▶ _What the task requires_:
Leave out the pictures and transcribe the rest of the records exactly.

++++ Material supplied

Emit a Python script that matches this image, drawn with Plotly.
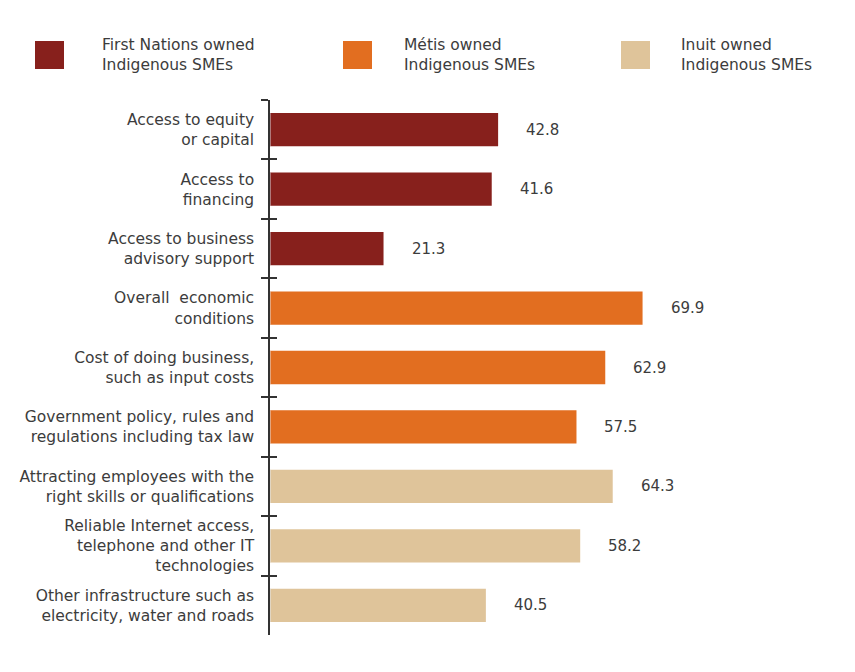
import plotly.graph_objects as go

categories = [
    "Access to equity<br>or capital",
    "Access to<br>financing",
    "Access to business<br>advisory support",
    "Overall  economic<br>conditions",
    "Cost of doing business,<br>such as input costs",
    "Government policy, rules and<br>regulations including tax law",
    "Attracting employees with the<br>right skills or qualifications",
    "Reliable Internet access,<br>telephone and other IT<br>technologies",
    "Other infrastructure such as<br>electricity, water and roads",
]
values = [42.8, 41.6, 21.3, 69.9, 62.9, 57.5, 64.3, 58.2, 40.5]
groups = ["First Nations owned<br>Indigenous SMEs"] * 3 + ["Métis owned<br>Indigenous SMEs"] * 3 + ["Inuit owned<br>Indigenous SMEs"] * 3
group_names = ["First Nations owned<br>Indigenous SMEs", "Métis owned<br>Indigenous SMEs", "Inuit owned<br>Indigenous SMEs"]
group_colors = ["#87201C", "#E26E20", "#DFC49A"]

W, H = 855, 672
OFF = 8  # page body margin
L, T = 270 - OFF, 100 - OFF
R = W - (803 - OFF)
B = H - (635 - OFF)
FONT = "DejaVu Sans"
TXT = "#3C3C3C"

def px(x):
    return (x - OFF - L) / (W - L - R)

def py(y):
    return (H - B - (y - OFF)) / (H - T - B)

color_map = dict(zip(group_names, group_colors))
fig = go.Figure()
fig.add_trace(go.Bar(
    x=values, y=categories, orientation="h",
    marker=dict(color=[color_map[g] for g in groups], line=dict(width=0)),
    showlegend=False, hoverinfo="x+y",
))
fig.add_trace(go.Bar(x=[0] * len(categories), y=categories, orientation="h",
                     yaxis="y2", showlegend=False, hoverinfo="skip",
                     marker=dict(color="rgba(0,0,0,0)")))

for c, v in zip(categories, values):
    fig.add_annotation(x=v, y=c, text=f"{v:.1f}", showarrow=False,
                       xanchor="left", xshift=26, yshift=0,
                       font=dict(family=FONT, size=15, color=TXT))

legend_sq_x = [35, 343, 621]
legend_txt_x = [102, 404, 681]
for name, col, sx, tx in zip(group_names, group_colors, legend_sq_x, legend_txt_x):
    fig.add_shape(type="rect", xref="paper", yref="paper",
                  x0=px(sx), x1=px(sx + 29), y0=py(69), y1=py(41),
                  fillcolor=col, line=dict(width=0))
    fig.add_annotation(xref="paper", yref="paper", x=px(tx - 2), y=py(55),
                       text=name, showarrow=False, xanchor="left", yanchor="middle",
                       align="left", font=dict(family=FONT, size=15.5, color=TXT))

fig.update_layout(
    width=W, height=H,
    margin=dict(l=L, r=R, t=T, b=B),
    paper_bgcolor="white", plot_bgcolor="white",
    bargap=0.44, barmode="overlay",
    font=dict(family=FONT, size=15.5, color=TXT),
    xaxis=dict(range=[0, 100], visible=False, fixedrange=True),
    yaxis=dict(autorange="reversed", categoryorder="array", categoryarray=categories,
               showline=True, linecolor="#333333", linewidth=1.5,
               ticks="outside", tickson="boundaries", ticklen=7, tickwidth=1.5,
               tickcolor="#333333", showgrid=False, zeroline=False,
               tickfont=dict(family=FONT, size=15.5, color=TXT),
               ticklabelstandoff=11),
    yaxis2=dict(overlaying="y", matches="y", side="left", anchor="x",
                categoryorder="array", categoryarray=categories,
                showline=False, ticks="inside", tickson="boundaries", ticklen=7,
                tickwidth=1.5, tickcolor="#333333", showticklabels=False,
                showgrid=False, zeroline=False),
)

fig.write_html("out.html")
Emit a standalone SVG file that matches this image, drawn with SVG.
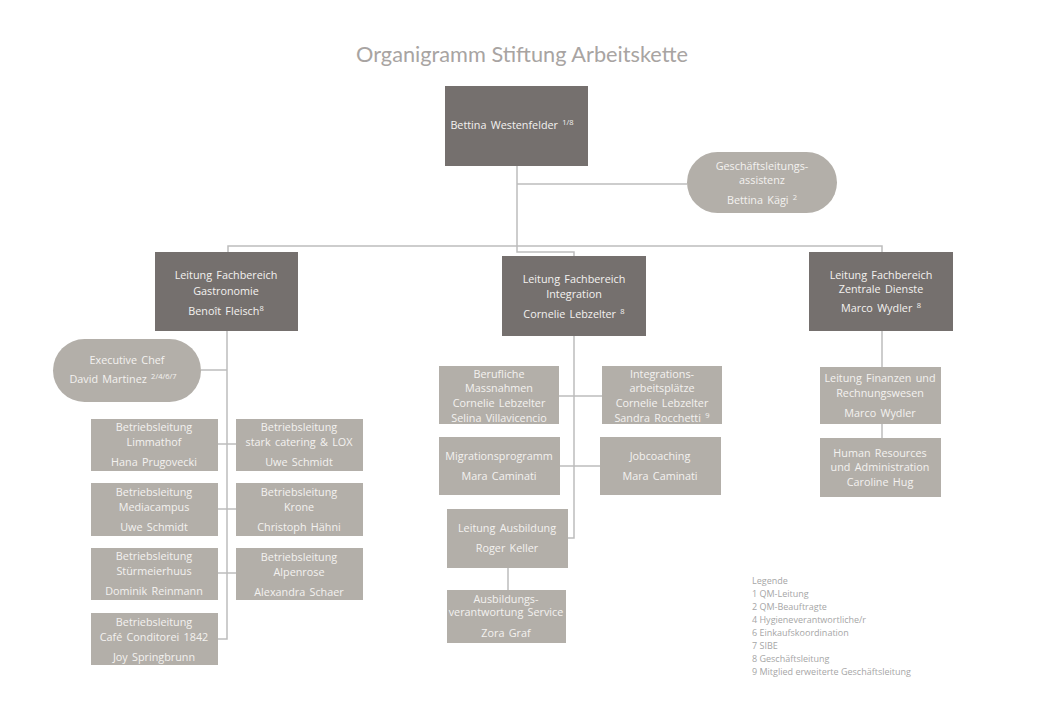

++++++++

▶ _Solved exercise_:
Emit a Python script that matches this image, drawn with Plotly.
import plotly.graph_objects as go

categories = [
    "Access to equity<br>or capital",
    "Access to<br>financing",
    "Access to business<br>advisory support",
    "Overall  economic<br>conditions",
    "Cost of doing business,<br>such as input costs",
    "Government policy, rules and<br>regulations including tax law",
    "Attracting employees with the<br>right skills or qualifications",
    "Reliable Internet access,<br>telephone and other IT<br>technologies",
    "Other infrastructure such as<br>electricity, water and roads",
]
values = [42.8, 41.6, 21.3, 69.9, 62.9, 57.5, 64.3, 58.2, 40.5]
groups = ["First Nations owned<br>Indigenous SMEs"] * 3 + ["Métis owned<br>Indigenous SMEs"] * 3 + ["Inuit owned<br>Indigenous SMEs"] * 3
group_names = ["First Nations owned<br>Indigenous SMEs", "Métis owned<br>Indigenous SMEs", "Inuit owned<br>Indigenous SMEs"]
group_colors = ["#87201C", "#E26E20", "#DFC49A"]

W, H = 855, 672
OFF = 8  # page body margin
L, T = 270 - OFF, 100 - OFF
R = W - (803 - OFF)
B = H - (635 - OFF)
FONT = "DejaVu Sans"
TXT = "#3C3C3C"

def px(x):
    return (x - OFF - L) / (W - L - R)

def py(y):
    return (H - B - (y - OFF)) / (H - T - B)

color_map = dict(zip(group_names, group_colors))
fig = go.Figure()
fig.add_trace(go.Bar(
    x=values, y=categories, orientation="h",
    marker=dict(color=[color_map[g] for g in groups], line=dict(width=0)),
    showlegend=False, hoverinfo="x+y",
))
fig.add_trace(go.Bar(x=[0] * len(categories), y=categories, orientation="h",
                     yaxis="y2", showlegend=False, hoverinfo="skip",
                     marker=dict(color="rgba(0,0,0,0)")))

for c, v in zip(categories, values):
    fig.add_annotation(x=v, y=c, text=f"{v:.1f}", showarrow=False,
                       xanchor="left", xshift=26, yshift=0,
                       font=dict(family=FONT, size=15, color=TXT))

legend_sq_x = [35, 343, 621]
legend_txt_x = [102, 404, 681]
for name, col, sx, tx in zip(group_names, group_colors, legend_sq_x, legend_txt_x):
    fig.add_shape(type="rect", xref="paper", yref="paper",
                  x0=px(sx), x1=px(sx + 29), y0=py(69), y1=py(41),
                  fillcolor=col, line=dict(width=0))
    fig.add_annotation(xref="paper", yref="paper", x=px(tx - 2), y=py(55),
                       text=name, showarrow=False, xanchor="left", yanchor="middle",
                       align="left", font=dict(family=FONT, size=15.5, color=TXT))

fig.update_layout(
    width=W, height=H,
    margin=dict(l=L, r=R, t=T, b=B),
    paper_bgcolor="white", plot_bgcolor="white",
    bargap=0.44, barmode="overlay",
    font=dict(family=FONT, size=15.5, color=TXT),
    xaxis=dict(range=[0, 100], visible=False, fixedrange=True),
    yaxis=dict(autorange="reversed", categoryorder="array", categoryarray=categories,
               showline=True, linecolor="#333333", linewidth=1.5,
               ticks="outside", tickson="boundaries", ticklen=7, tickwidth=1.5,
               tickcolor="#333333", showgrid=False, zeroline=False,
               tickfont=dict(family=FONT, size=15.5, color=TXT),
               ticklabelstandoff=11),
    yaxis2=dict(overlaying="y", matches="y", side="left", anchor="x",
                categoryorder="array", categoryarray=categories,
                showline=False, ticks="inside", tickson="boundaries", ticklen=7,
                tickwidth=1.5, tickcolor="#333333", showticklabels=False,
                showgrid=False, zeroline=False),
)

fig.write_html("out.html")
Emit a standalone SVG file that matches this image, drawn with SVG.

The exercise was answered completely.